11:0 – tak otworzyli mecz Grecy, którzy w pierwszych dziesięciu minutach stłamsili zielonogórzan. W zespole Arisu błyszczał m.in. Kyle Weaver, który jeszcze w poprzednim sezonie występował na boiskach Polskiej Ligi Koszykówki w barwach Polskiego Cukru Toruń. Amerykanin do spółki ze swoimi kolegami sprawił, że pierwszą kwartę gospodarze wygrali 24:10. W Stelmecie zabrakło kolejny raz zmagającego się z urazem nadgarstka Borisa Savovicia. Mimo braku Serba biało-zieloni nie przegrali wyraźnie zbiórek, choć punktów spod kosza rywale zdobyli ponad dwukrotnie więcej (24-12). Zielonogórzanie przy agresywnej grze Arisu zanotowali aż 21 strat. Połowa tego dorobku należała do rozgrywających. - Na początku mieliśmy duży problem z organizacją gry. Potrzebujemy więcej popracować nad grą w ataku, zmniejszyć liczbę strat. Mam nadzieję, że po tym meczu będziemy grać lepiej – stwierdził Łukasz Koszarek. Przez większą część meczu przewaga Greków oscylowała w okolicach 15 punktów. Zwrot akcji nastąpił w ostatnich 10 minutach. Za 3 pkt. trafił James Florence, chwilę później 2 pkt. zdobył Adam Hrycaniuk, a gospodarze mieli problem ze zdobywaniem punktów. Gdy dwie „trójki” dołożył Armani Moore i kolejną Thomas Kelati, Stelmet zbliżył się na 6 „oczek”. Na więcej zabrakło czasu, a w ostatnich sekundach także lepszych decyzji. Podania od Koszarka i Kelatiego nie dotarły pod kosz do Vladimira Dragicevicia. - Rywale zaczęli mecz dobrze, czyli tak, jak zwykli zaczynać go w domu ze wsparciem swoich kibiców. Zasłużenie wygrali. Zawsze ciężko jest grać na wyjeździe, jeśli popełnia się tyle strat. W pierwszej połowie zdobyliśmy 23 pkt. i to jest główna przyczyna porażki. Gratuluję jednak moim chłopakom charakteru w drugiej połowie. Byliśmy w stanie wygrać to spotkanie. Z wyłączeniem ostatniej minuty jestem zadowolony z drugiej połowy – podsumował trener Stelmetu.

(mk)

Aris – Stelmet 70:64 (24:10, 13:13, 21:21, 12:20)

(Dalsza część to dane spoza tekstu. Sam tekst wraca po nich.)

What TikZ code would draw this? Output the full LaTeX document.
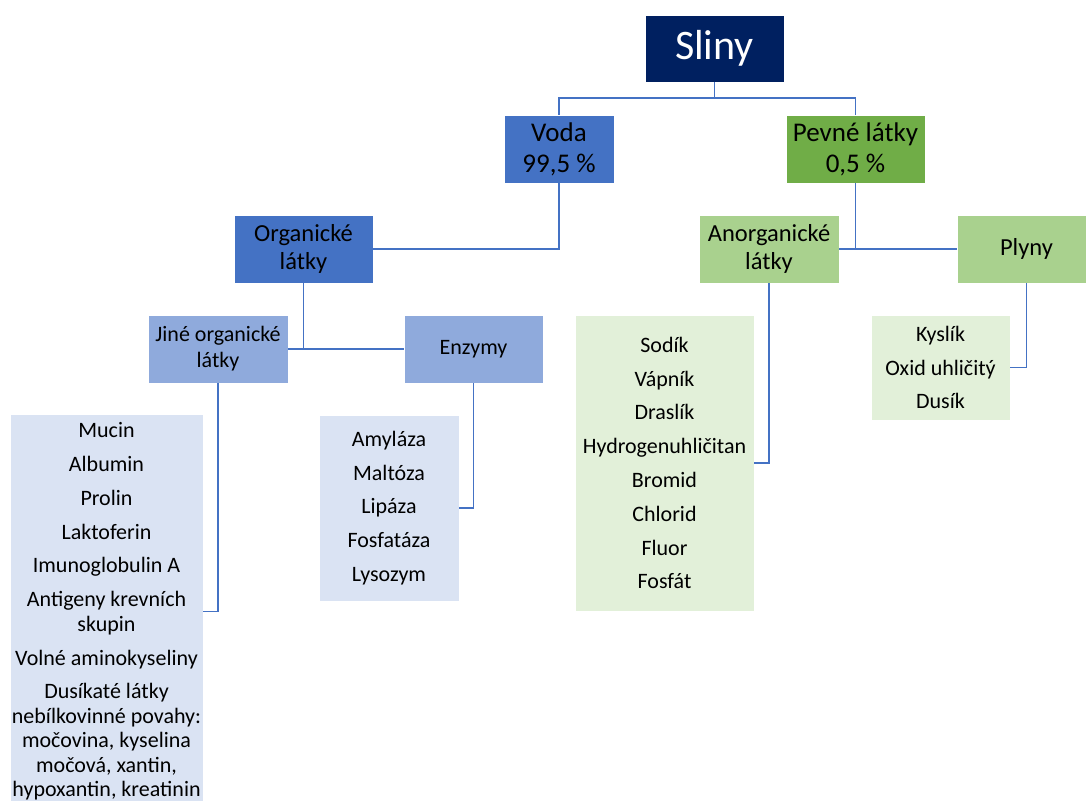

Punkty dla Stelmetu: Kelati 15, Dragicević i Florence 11, Koszarek i Moore 10, Hrycaniuk 7.

***

Najbliższy mecz Stelmet BC rozegra w tę sobotę, 14 października, o 18.00, na wyjeździe z Polpharmą Starogard Gdański (PLK). W Lidze Mistrzów rywalem zielonogórzan w 2. kolejce będzie Telekom Baskets Bonn. Spotkanie we wtorek, 17 października, w hali CRS o 18.30.